While the two main physical spaces that ease suffocating thoughts are hospital corridors and cemetery paths, the only true place is the inner world, because even the relief that comes from physical spaces is tied to one’s own perception. This is why, to relieve my emotions during heavy times, I prefer retreating into myself rather than going out for a walk; after all, the two are, in a sense, the same to me.

― Atrona Grizel

Even when people tell me, “You are very rude,” what they are referring to is not my personality or my worldview, but the “repulsiveness of my style.” I can easily sense this. In other words, what they mean is this: “Present yourself in a more normal way on the outside so that you will be liked.” There is not even any real reference to my identity, because the only thing they care about is how I “reflect my style.” Capitalist consumerism has exploited personalities, turning them into toys that can be played with through clothes, mottos, hair colours, jewelry, and tattoos, and so the only “personality” people now possess has become their image.

― Atrona Grizel

You don’t need to design plans to get people off your back. It’s enough to just honestly say what’s on your mind. None of them would be able to endure such transparency. If there were no hypocrisy, communication would not exist in the first place.

― Atrona Grizel

When I left my family, the first freedom I felt was the freedom to commit suicide.

― Atrona Grizel

Making me lose my mind is, actually, not that hard. It does not require humiliation or scolding. All that’s needed is to force me to listen to commercials, watch advertisements, and absorb an endless stream of brand propaganda from morning until night. The application on my computer says it has blocked millions of advertisements so far. Easy to say: millions… I can only pity the field that has turned the production of empty content into an occupation.

― Atrona Grizel

The truth of a statement lies in how specifically it addresses a group. The smaller the minority it reaches, the more true it is. If it reaches large masses, then it has sacrificed its truth for the sake of power, because it is impossible for a statement that reaches everyone to carry any depth. Masses are not made for reality.

― Atrona Grizel

In a country ruled by a people who struggle from morning to night just to keep their stomachs full, thought does not develop, because there is not even time to think. And since life is lived on the brink, since what fills the stomach is not questioning but bread, the absence of thought is not even felt. I imagine myself in the middle of a filthy and ignorant city in the Middle East, in the very center of people who are all rushing here and there, and the only thing I feel is absolute nonrecognition.
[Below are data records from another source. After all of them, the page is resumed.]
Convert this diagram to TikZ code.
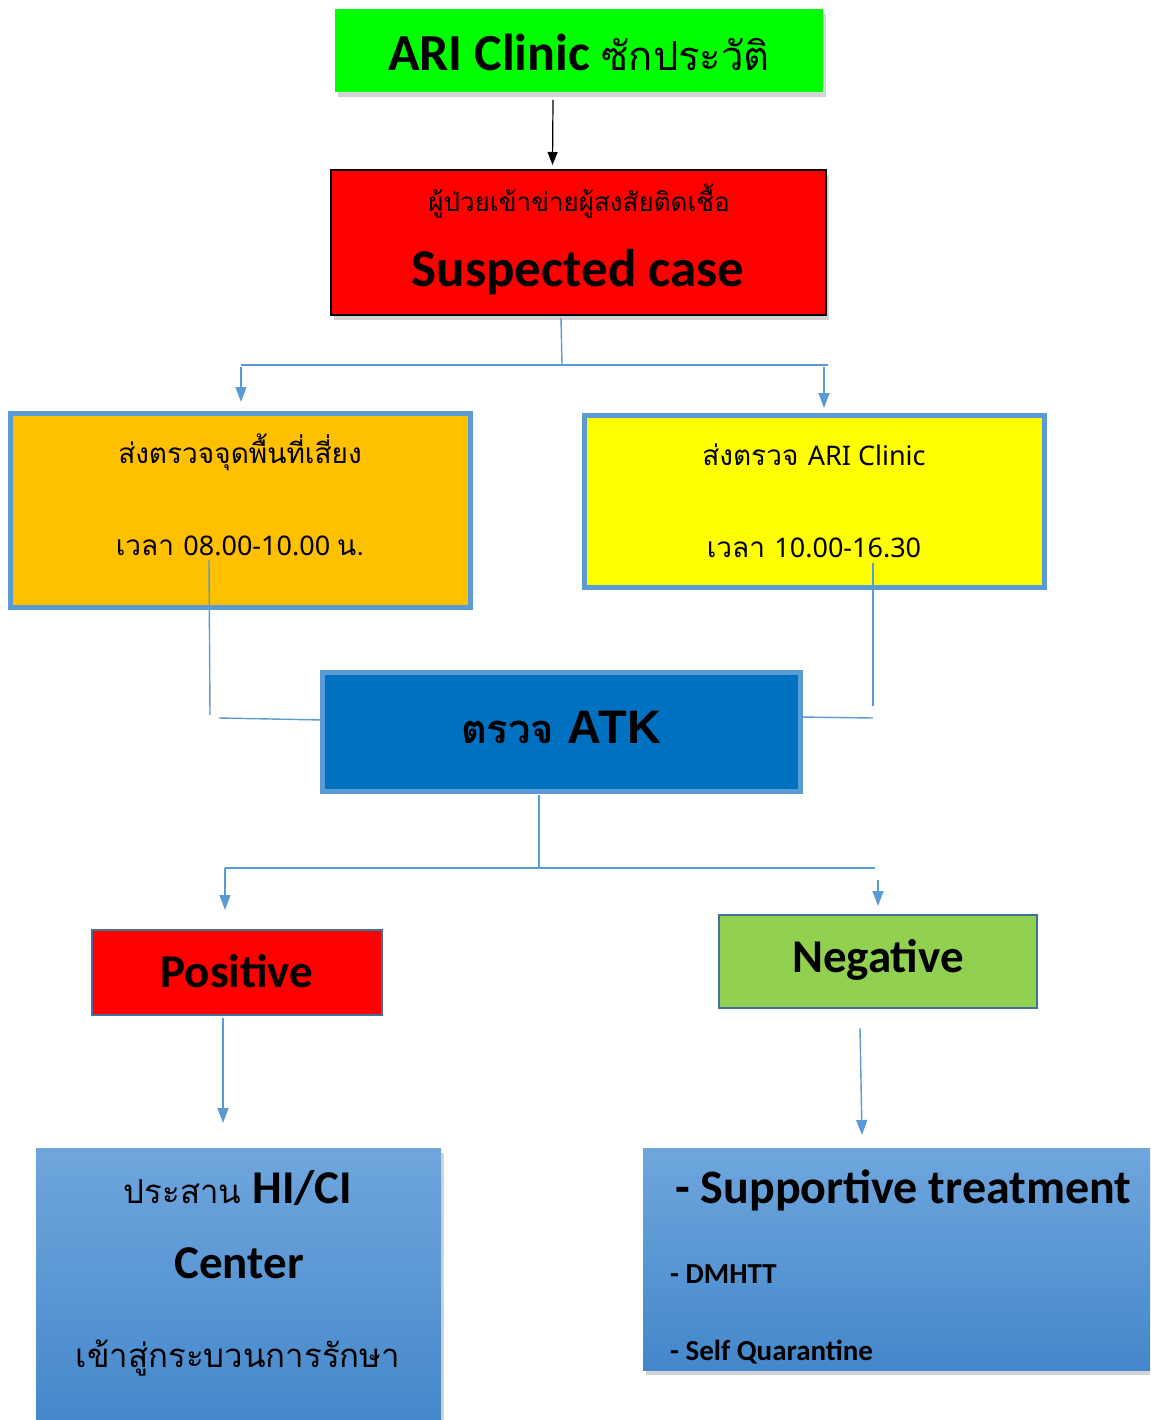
\documentclass[tikz,border=0pt]{standalone}
\usepackage{fontspec}
\setmainfont{Carlito}
\newfontfamily\thai[Script=Thai]{Loma}
\newfontfamily\latinreg{Noto Sans}
\newfontfamily\arialish{Liberation Sans}
\usetikzlibrary{arrows.meta,shadows}
\definecolor{linkblue}{HTML}{5B9BD5}
\definecolor{edgeblue}{HTML}{41719C}
\definecolor{okgreen}{HTML}{00FF00}
\definecolor{alertred}{HTML}{FF0000}
\definecolor{amber}{HTML}{FFC000}
\definecolor{lemon}{HTML}{FFFF00}
\definecolor{atkblue}{HTML}{0070C0}
\definecolor{leaf}{HTML}{92D050}
\definecolor{gradtop}{HTML}{6FA6DD}
\definecolor{gradbot}{HTML}{4487CA}
\newcommand{\fs}[1]{\fontsize{#1}{#1}\selectfont}
\tikzset{
  box/.style={rectangle, inner sep=0pt, outer sep=0pt},
  shade/.style={drop shadow={opacity=0.35, shadow xshift=3pt, shadow yshift=-5pt}},
  framed/.style={box, draw=linkblue, line width=5pt},
  thin frame/.style={box, draw=edgeblue, line width=2.5pt},
  txt/.style={inner sep=0pt, anchor=base},
  txtl/.style={inner sep=0pt, anchor=base west},
  link/.style={draw=linkblue, line width=1.4pt},
  linkarrow/.style={link, -{Triangle[width=11pt,length=15pt]}},
  blackarrow/.style={draw=black, line width=1.2pt, -{Triangle[width=10pt,length=13pt]}},
}
\begin{document}
\begin{tikzpicture}[x=1pt,y=-1pt]
\useasboundingbox (0,0) rectangle (1150,1420);
\clip (0,0) rectangle (1150,1420);

% top: history taking
\node[box, shade, fill=okgreen, minimum width=488pt, minimum height=83pt] (top) at (579,50.5) {};
\node[txt] (toptxt) at (579,71) {\fs{52}\bfseries ARI Clinic \thai\mdseries\fs{40}ซักประวัติ};

% suspected case
\node[box, shade, fill=alertred, draw=black, line width=2pt, minimum width=495pt, minimum height=145pt] (susp) at (578.5,242.5) {};
\node[txt] (susp1) at (579,212) {\thai\fs{26}ผู้ป่วยเข้าข่ายผู้สงสัยติดเชื้อ};
\node[txt] (susp2) at (578,287) {\fs{53}\bfseries Suspected case};

\draw[blackarrow] ([xshift=-26pt,yshift=-8pt]top.south) -- ([xshift=-26pt,yshift=5pt]susp.north);

% two testing points
\node[framed, fill=amber, minimum width=460pt, minimum height=194pt] (risk) at (240,510) {};
\node[txt] (risk1) at (240,463) {\thai\fs{28}ส่งตรวจจุดพื้นที่เสี่ยง};
\node[txt] (risk2) at (240,555) {\thai\fs{28}เวลา \latinreg\fs{27}08.00-10.00 \thai\fs{28}น.};

\node[framed, fill=lemon, minimum width=460pt, minimum height=172pt] (clinic) at (814,501) {};
\node[txt] (clinic1) at (814,465) {\thai\fs{28}ส่งตรวจ \latinreg\fs{27}ARI Clinic};
\node[txt] (clinic2) at (814,557) {\thai\fs{28}เวลา \latinreg\fs{27}10.00-16.30};

% split from suspected case
\coordinate (busA) at (562,365);
\coordinate (busAL) at (241,365);
\coordinate (busAR) at (828,365);
\draw[link] ([xshift=-17.5pt,yshift=-3pt]susp.south) -- (busA);
\draw[link] (busAL) -- (busAR);
\draw[linkarrow] ([yshift=-2pt]busAL) -- ([xshift=1pt,yshift=11pt]risk.north);
\draw[linkarrow] ([xshift=-4pt,yshift=-2pt]busAR) -- ([xshift=10pt,yshift=7pt]clinic.north);

% ATK test
\node[framed, fill=atkblue, minimum width=478pt, minimum height=119pt] (atk) at (561,731.5) {};
\node[txt] (atktxt) at (561,743) {\thai\bfseries\fs{40}ตรวจ \arialish\fs{47}ATK};

\coordinate (riskdrop) at (210,715);
\coordinate (riskjoin) at (219,718);
\coordinate (clinicdrop) at (873,706);
\coordinate (clinicjoin) at (873,718);
\draw[link] ([xshift=-31pt,yshift=47pt]risk.south) -- (riskdrop);
\draw[link] (riskjoin) -- ([yshift=11.5pt]atk.west);
\draw[link] ([xshift=59pt,yshift=24pt]clinic.south) -- (clinicdrop);
\draw[link] ([yshift=14.5pt]atk.east) -- (clinicjoin);

% results
\node[thin frame, fill=alertred, minimum width=290pt, minimum height=85pt] (pos) at (237,972.5) {};
\node[txt] (postxt) at (237,987) {\fs{47}\bfseries Positive};
\node[thin frame, fill=leaf, minimum width=318pt, minimum height=93pt] (neg) at (878,961.5) {};
\node[txt] (negtxt) at (878,972) {\fs{47}\bfseries Negative};

\coordinate (busB) at (539,868);
\coordinate (busBL) at (225,868);
\coordinate (busBR) at (875,868);
\draw[link] ([xshift=-22pt,yshift=-4pt]atk.south) -- (busB);
\draw[link] (busBL) -- (busBR);
\draw[linkarrow] (busBL) -- ([xshift=-12pt,yshift=20pt]pos.north);
\draw[linkarrow] ([xshift=3pt,yshift=-12pt]busBR) -- ([yshift=9pt]neg.north);

% follow-up
\node[box, shade, top color=gradtop, bottom color=gradbot, minimum width=405pt, minimum height=282pt] (hici) at (238.5,1289) {};
\node[txt] (hici1) at (238,1203) {\thai\fs{33}ประสาน \rmfamily\bfseries\fs{47}HI/CI};
\node[txt] (hici2) at (239,1278) {\fs{47}\bfseries Center};
\node[txt] (hici3) at (238,1367) {\thai\fs{33}เข้าสู่กระบวนการรักษา};

\node[box, shade, top color=gradtop, bottom color=gradbot, minimum width=517pt, minimum height=222pt] (care) at (901.5,1259) {};
\node[txtl] (care1) at (675,1203) {\fs{48}\bfseries - Supportive treatment};
\node[txtl] (care2) at (670,1283) {\fs{29}\bfseries - DMHTT};
\node[txtl] (care3) at (670,1360) {\fs{29}\bfseries - Self Quarantine};

\draw[linkarrow] ([xshift=-14pt,yshift=-3pt]pos.south) -- ([xshift=-15.5pt,yshift=25pt]hici.north);
\draw[linkarrow] ([xshift=-18pt,yshift=-20pt]neg.south) -- ([xshift=-39.5pt,yshift=13pt]care.north);
\end{tikzpicture}
\end{document}
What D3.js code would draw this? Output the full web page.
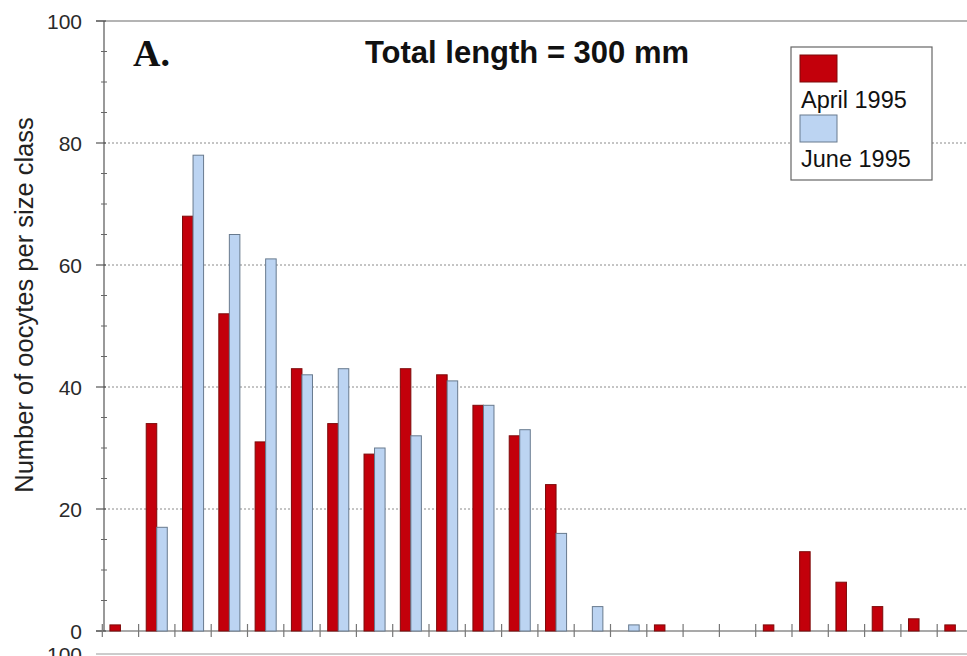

You cannot talk philosophy with the typical poor people who, the moment they see you, try to shove something into your hands to sell it to you. You cannot explain to them the opium-like dependence of societies on “purpose” or the multiple and complex dimensions of the universe. They will neither understand it nor care about it. And since these identical types, differing only in age, cover an entire country, you not only feel but also become fully convinced with your whole being that you are the only conscious entity among millions, unable to find a single real person in that country.

― Atrona Grizel

My pride doesn’t come from taking myself seriously but from not taking seriously those who are not me. So humiliation cannot destroy it, because it isn’t even something tied to me; it’s tied to the universe. What kind of tiny human noise could defeat a cosmic ego that has no interest whatsoever in the concept of “honour”?

― Atrona Grizel

Nietzsche’s philosophy is exploited in three main ways: one, by materialists and hedonists, who interpret his concept of the “affirmation of life” as the pursuit of constant pleasure and pride in it; another, by fascists and National Socialists, who perceive “self-overcoming” as a justification for genocide and tyranny; and a third, by modern teenagers and social media addicts, who idealize the “Übermensch” using superficial information they acquired from the internet solely to gain social popularity.